Elasticity of superhydrous phase B, seismic anomalies in cold slabs and implications for deep water transport

Abstract

Seismic anomalies in the vicinity of cold slabs, including low velocity zones and enhanced seismic shear wave splitting have been commonly attributed to the presence of hydrated slab material. The dense hydrous magnesium silicate (DHMS) superhydrous phase B (ShyB, Mg10Si3H4O18) is considered an important water carrier to transition zone depth due to its large pressure stability and abundance (up to 20vol.%) in hydrous peridotites. To interpret the observed seismic anomalies in terms of hydration and to assess the role of ShyB in deep water recycling, we have investigated the sound velocities and single-crystal elasticity of ShyB to pressures of 17.5GPa at ambient temperature by Brillouin scattering spectroscopy in diamond anvil cells. The Voigt–Reuss–Hill averages for the adiabatic bulk moduli KS, shear moduli μ and their pressure derivatives yield KS=150(2)GPa, μ=99(1)GPa, (∂KS/∂P)=4.7(2) and (∂μ/∂P)=1.44(5). The aggregate compressional and shear wave velocities of ShyB at transition zone pressures are comparable to those of hydrous iron-bearing ringwoodite but are significantly lower than anhydrous phases in peridotites. The calculated velocity contrast between dry and ShyB-bearing hydrous peridotite (containing 1.2wt.% of water) indicate that 17vol.% of ShyB decreases both compressional VP and shear VS wave velocities by at most 2.5% at transition zone depths. Our results, combined with data for the deformation mechanisms of ShyB, indicate that ShyB aggregates develop strong textures under down-dip compression regime and yield a maximum shear wave splitting of 1.1% in the plane perpendicular to the compression axis at 17.5GPa.
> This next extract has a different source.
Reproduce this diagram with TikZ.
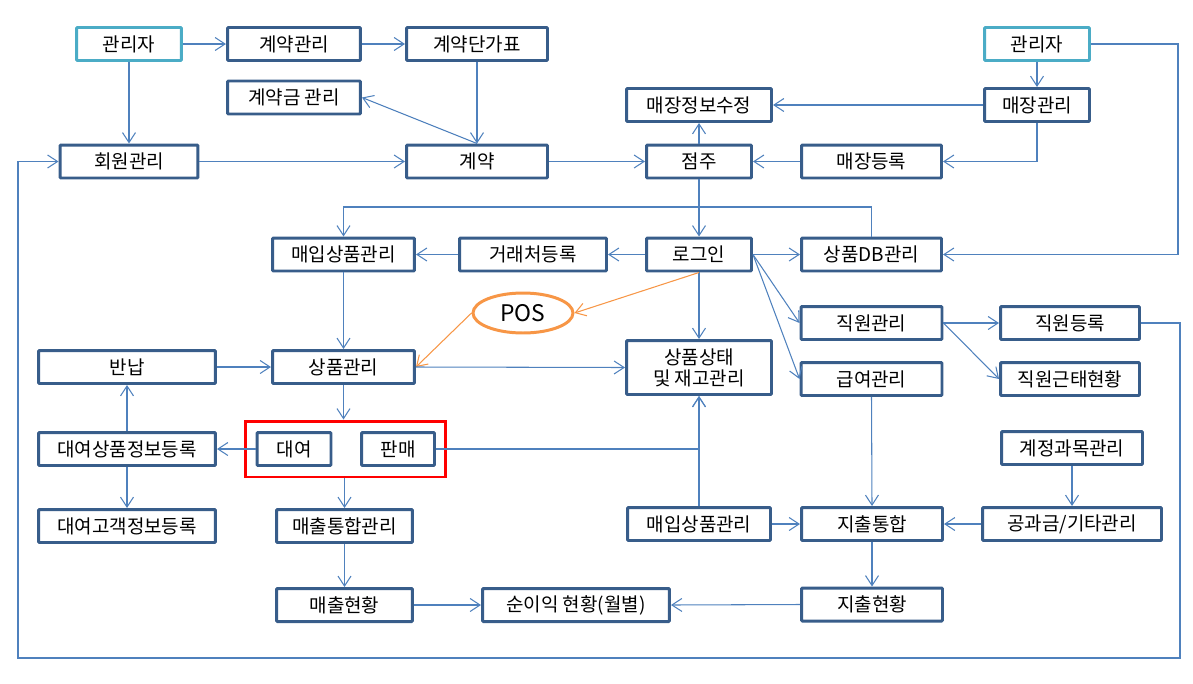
\documentclass[tikz,border=0pt]{standalone}
\usepackage{fontspec}
\setmainfont{Noto Sans CJK KR}
\usetikzlibrary{arrows.meta,shapes.geometric,fit}

\definecolor{boxblue}{HTML}{385D8A}
\definecolor{linkblue}{HTML}{4F81BD}
\definecolor{admincyan}{HTML}{4BACC6}
\definecolor{posorange}{HTML}{F79646}

\begin{document}
\begin{tikzpicture}[
    x=0.02cm, y=-0.02cm,
    font=\fontsize{10.8}{12}\selectfont,
    box/.style={draw=boxblue, line width=1.7pt, rounded corners=0.6pt, fill=white, minimum height=0.66cm, inner sep=1pt},
    adminbox/.style={box, draw=admincyan},
    posnode/.style={draw=posorange, ellipse, line width=1.7pt, fill=white, minimum width=2cm, minimum height=0.8cm, inner sep=0pt, font=\fontsize{13}{15}\selectfont},
    salesframe/.style={draw=red, line width=1.7pt, inner sep=0.2cm},
    link/.style={-{Straight Barb[length=2mm,width=2.6mm]}, linkblue, line width=0.6pt},
    poslink/.style={link, posorange}
  ]
    \useasboundingbox (0,0) rectangle (1193,683);

    % contract side
    \node[adminbox, minimum width=2.10cm] (adminL) at (129,44) {관리자};
    \node[box, minimum width=2.66cm] (ctrMgmt) at (294,44) {계약관리};
    \node[box, minimum width=2.82cm] (ctrPrice) at (477,44) {계약단가표};
    \node[box, minimum width=2.66cm] (deposit) at (294,97.5) {계약금 관리};
    \node[box, minimum width=2.76cm] (member) at (129,161.5) {회원관리};
    \node[box, minimum width=2.82cm] (contract) at (477,161.5) {계약};

    % store side
    \node[adminbox, minimum width=2.10cm] (adminR) at (1037,44) {관리자};
    \node[box, minimum width=2.10cm] (storeMgmt) at (1037,105) {매장관리};
    \node[box, minimum width=2.90cm] (storeEdit) at (699,105) {매장정보수정};
    \node[box, minimum width=2.10cm] (owner) at (699,161.5) {점주};
    \node[box, minimum width=2.80cm] (storeReg) at (871.5,161.5) {매장등록};

    % login row
    \node[box, minimum width=2.84cm] (buyTop) at (343.5,254.5) {매입상품관리};
    \node[box, minimum width=2.94cm] (vendor) at (533,254.5) {거래처등록};
    \node[box, minimum width=2.10cm] (login) at (699,254.5) {로그인};
    \node[box, minimum width=2.80cm] (prodDB) at (871.5,254.5) {상품DB관리};
    \node[posnode] (pos) at (523,313) {POS};

    % products and staff
    \node[box, minimum width=3.54cm] (returnN) at (127,367) {반납};
    \node[box, minimum width=2.84cm] (product) at (343.5,367) {상품관리};
    \node[box, minimum width=2.90cm, minimum height=1.08cm, align=center] (stock) at (699,367.5) {상품상태\\및 재고관리};
    \node[box, minimum width=2.82cm] (staff) at (871.5,323) {직원관리};
    \node[box, minimum width=2.78cm] (staffReg) at (1070,323) {직원등록};
    \node[box, minimum width=2.82cm] (pay) at (871.5,379) {급여관리};
    \node[box, minimum width=2.78cm] (attend) at (1070,379) {직원근태현황};

    % rental and sales
    \node[box, minimum width=3.54cm] (rentInfo) at (127,449) {대여상품정보등록};
    \node[box, minimum width=1.48cm] (rent) at (294,449) {대여};
    \node[box, minimum width=1.46cm] (sale) at (398,449) {판매};
    \node[salesframe, fit=(rent)(sale)] (rentSale) {};
    \node[box, minimum width=2.82cm] (account) at (1072,448) {계정과목관리};
    \node[box, minimum width=3.54cm] (rentCust) at (127,526) {대여고객정보등록};
    \node[box, minimum width=2.72cm] (salesInt) at (344.5,526) {매출통합관리};
    \node[box, minimum width=2.86cm] (buyBot) at (699,524) {매입상품관리};
    \node[box, minimum width=2.82cm] (expInt) at (872,524) {지출통합};
    \node[box, minimum width=3.58cm] (utility) at (1072,524) {공과금/기타관리};
    \node[box, minimum width=2.72cm] (salesNow) at (344.5,605) {매출현황};
    \node[box, minimum width=3.74cm] (profit) at (576,605) {순이익 현황(월별)};
    \node[box, minimum width=2.82cm] (expNow) at (872,604.5) {지출현황};

    \coordinate (rightBus) at (1178,44);
    \coordinate (dbBus) at (871.5,207);
    \coordinate (loopSE) at (1180,658);
    \coordinate (loopSW) at (18,658);

    \draw[link] (adminL.east) -- (ctrMgmt.west);
    \draw[link] (ctrMgmt.east) -- (ctrPrice.west);
    \draw[link] (ctrPrice.south) -- (contract.north);
    \draw[link] (contract.north) -- (deposit.east);
    \draw[link] (adminL.south) -- (member.north);
    \draw[link] (member.east) -- (contract.west);
    \draw[link] (contract.east) -- (owner.west);

    \draw[link] (adminR.south) -- (storeMgmt.north);
    \draw[link] (storeMgmt.west) -- (storeEdit.east);
    \draw[link] (storeMgmt.south) |- (storeReg.east);
    \draw[link] (storeReg.west) -- (owner.east);
    \draw[link] (owner.north) -- (storeEdit.south);
    \draw[link] (owner.south) -- (login.north);
    \draw[link] (adminR.east) -- (rightBus) |- (prodDB.east);
    \draw[link] (prodDB.north) -- (dbBus) -| (buyTop.north);

    \draw[link] (login.west) -- (vendor.east);
    \draw[link] (vendor.west) -- (buyTop.east);
    \draw[link] (login.east) -- (prodDB.west);
    \draw[link] (login.east) -- (staff.west);
    \draw[link] (login.east) -- (pay.west);
    \draw[link] (login.south) -- (stock.north);
    \draw[poslink] (login.south) -- (pos.east);
    \draw[poslink] (pos.west) -- (product.east);

    \draw[link] (buyTop.south) -- (product.north);
    \draw[link] (returnN.east) -- (product.west);
    \draw[link] (product.east) -- (stock.west);
    \draw[link] (product.south) -- (product.south |- rentSale.north);
    \draw[link] (rent.west) -- (rentInfo.east);
    \draw[link] (rentInfo.north) -- (returnN.south);
    \draw[link] (rentInfo.south) -- (rentCust.north);
    \draw[link] (sale.east) -| (stock.south);
    \draw[link] (buyBot.north) -- (stock.south);

    \draw[link] (staff.east) -- (staffReg.west);
    \draw[link] (staff.east) -- (attend.west);
    \draw[link] (pay.south) -- (expInt.north);
    \draw[link] (account.south) -- (utility.north);
    \draw[link] (utility.west) -- (expInt.east);
    \draw[link] (buyBot.east) -- (expInt.west);
    \draw[link] (expInt.south) -- (expNow.north);

    \draw[link] (salesInt.north |- rentSale.south) -- (salesInt.north);
    \draw[link] (salesInt.south) -- (salesNow.north);
    \draw[link] (salesNow.east) -- (profit.west);
    \draw[link] (expNow.west) -- (profit.east);

    \draw[link] (staffReg.east) -| (loopSE) -- (loopSW) |- (member.west);
  \end{tikzpicture}
\end{document}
Although ShyB in hydrous subducted peridotite would reduce its seismic velocities, the splitting geometry VSV>VSH generated by ShyB fabrics in peridotite is incompatible with the pattern observed in Tonga and Sangihe, and would require the contribution of other phases to be explained. Textured phase D is a plausible candidate to explain the shear wave splitting in the lower transition zone, while at intermediate transition zone depths, the coexistence of textured phase D and ShyB in hydrous deformed peridotite would generate the observed array polarization. However, the later scenario will require locally very high water concentrations at depth.